Connecticut Democratic Representative John Larson has proposed a measure that, if passed in the U.S. Congress, would change how the Cost-of-Living Adjustment (COLA) is set up so that retirees receive more money in their Social Security checks.

The legislation, named “Social Security 2100: A Sacred Trust,” has already been introduced in the federal House of Representatives. However, it remains under review by the Health subcommittee and the Social Security subcommittee since last year after being referred to the Ways and Means Committee.

“For 87 years, the federal government has kept a promise to all Americans: if they contribute to Social Security with each of their paychecks, they will be able to retire with dignity. President Biden has called this promise a ‘sacred trust,'” reads a post on the representative’s website.

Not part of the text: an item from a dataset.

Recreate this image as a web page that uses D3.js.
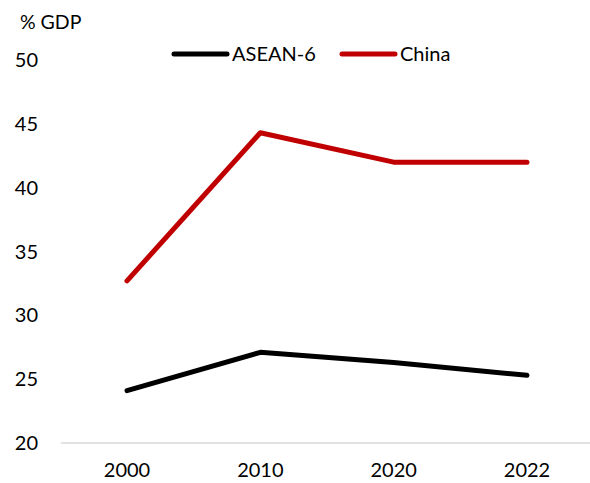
<!DOCTYPE html>
<html><head><meta charset="utf-8">
<script src="https://cdn.jsdelivr.net/npm/d3@7"></script>
<style>body{margin:0;background:#fff}svg{display:block}</style>
</head><body>
<script>
const years = ["2000","2010","2020","2022"];
const asean = [24.1, 27.1, 26.3, 25.3];
const china = [32.7, 44.3, 42.0, 42.0];
const yTicks = [20,25,30,35,40,45,50];
const seriesNames = ["ASEAN-6","China"];
const seriesColors = ["#000000","#C00000"];

const W=590,H=483;
const font="Lato, 'Open Sans', sans-serif";
const svg=d3.select("body").append("svg").attr("width",W).attr("height",H);
const x=d3.scalePoint().domain(years).range([127,527]);
const y=d3.scaleLinear().domain([20,50]).range([443,60]);

// y labels
svg.append("g").selectAll("text").data(yTicks).join("text")
  .attr("x",38).attr("y",d=>y(d)).attr("dy","0.35em").attr("text-anchor","end")
  .attr("font-family",font).attr("font-size",20).attr("fill","#000").text(d=>d);
// axis line
svg.append("line").attr("x1",61).attr("x2",592).attr("y1",y(20)).attr("y2",y(20))
  .attr("stroke","#d9d9d9").attr("stroke-width",1.5);
// x labels
svg.append("g").selectAll("text").data(years).join("text")
  .attr("x",d=>x(d)).attr("y",470).attr("dy","0.35em").attr("text-anchor","middle")
  .attr("font-family",font).attr("font-size",20).attr("fill","#000").text(d=>d);
// title
svg.append("text").attr("x",20).attr("y",22).attr("dy","0.35em")
  .attr("font-family",font).attr("font-size",19.5).text("% GDP");

const line=d3.line().x((d,i)=>x(years[i])).y(d=>y(d));
[asean,china].forEach((s,k)=>{
  svg.append("path").attr("d",line(s)).attr("fill","none").attr("stroke",seriesColors[k])
    .attr("stroke-width",5).attr("stroke-linecap","round").attr("stroke-linejoin","round");
});
// legend
const lx=[174,342];
seriesNames.forEach((n,k)=>{
  svg.append("line").attr("x1",lx[k]).attr("x2",lx[k]+53).attr("y1",54).attr("y2",54)
    .attr("stroke",seriesColors[k]).attr("stroke-width",5).attr("stroke-linecap","round");
  svg.append("text").attr("x",lx[k]+58).attr("y",54).attr("dy","0.35em")
    .attr("font-family",font).attr("font-size",20).text(n);
});
</script>
</body></html>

“It is Congress’ responsibility to keep this promise and safeguard Social Security for all Americans. Congress must further ensure that benefits meet the costs of Americans today, tomorrow, and forever,” the lawmaker adds.

“This is why the head of the Ways and Means Committee’s Subcommittee on Social Security, Rep. Larson, created ‘Social Security 2100: A Sacred Fund,'” the document states.

The basis for the measure is that retirees experience expenses not contemplated under the COLA formula for calculating inflation levels and determining whether there will be increases in the annual, monthly checks Social Security beneficiaries receive.

The COLA measures inflation levels to grant possible increases in Social Security checks.

However, the adjustment falls short of covering expenses such as health care and housing, which are essential to the senior population.

Larson’s measure would allow the COLA measure to be tied to the Consumer Price Index for the Elderly (CPI-E).

Senior Citizens League, an entity representing retirees, has estimated that, on average, a beneficiary who applied for Social Security 30 years ago would have received about $14,000 more in retirement funds if the CPI-E had been used to calculate the COLA.

“This provision will help retirees who spend a large portion of their income on health care and other necessities,” notes a fact sheet from Larson’s office. “The enhanced inflation protection will especially help older retirees and widows who are more likely to rely on Social Security benefits as they age,” the document adds.

Other provisions of the measure seek to impact the five million retirees living in poverty with a new minimum benefit set at 25% above the poverty line and tied to wage levels.

The bill also establishes that widows and widowers will not be penalized for having a double income.

The bill also repeals the Windfall Elimination Provision (WEP) and Government Pension Offset (GPO) that currently reduces Social Security benefits for many public servants such as teachers.

The changes would be defrayed, in part, by higher taxes on those who generate more than $400,000 a year.

In 2021, any earned income over $142,800 was exempt from paying the Social Security Payroll Tax, a 6.2% tax that funds nearly 90% of benefits. The cap, which increases each year, is $147,000 in 2022.

Under Larson’s proposal, any income over $400,000 would be subject to the tax. The above implies that anyone earning $1 million in 2022 would have to pay 6.2% on the first $147,000 income and then 6.2% on the last $600,000 the person earns in the year.

On October 13, the Social Security Administration (SSA) will announce the COLA increase effective next year.

Although initial estimates pointed to a percent that could exceed 10%, the latest numbers have been more conservative due to a drop in inflation over the past few months. An increase of approximately 8.7% is now anticipated.

The SSA relies on inflation levels between July and September to establish the COLA amount.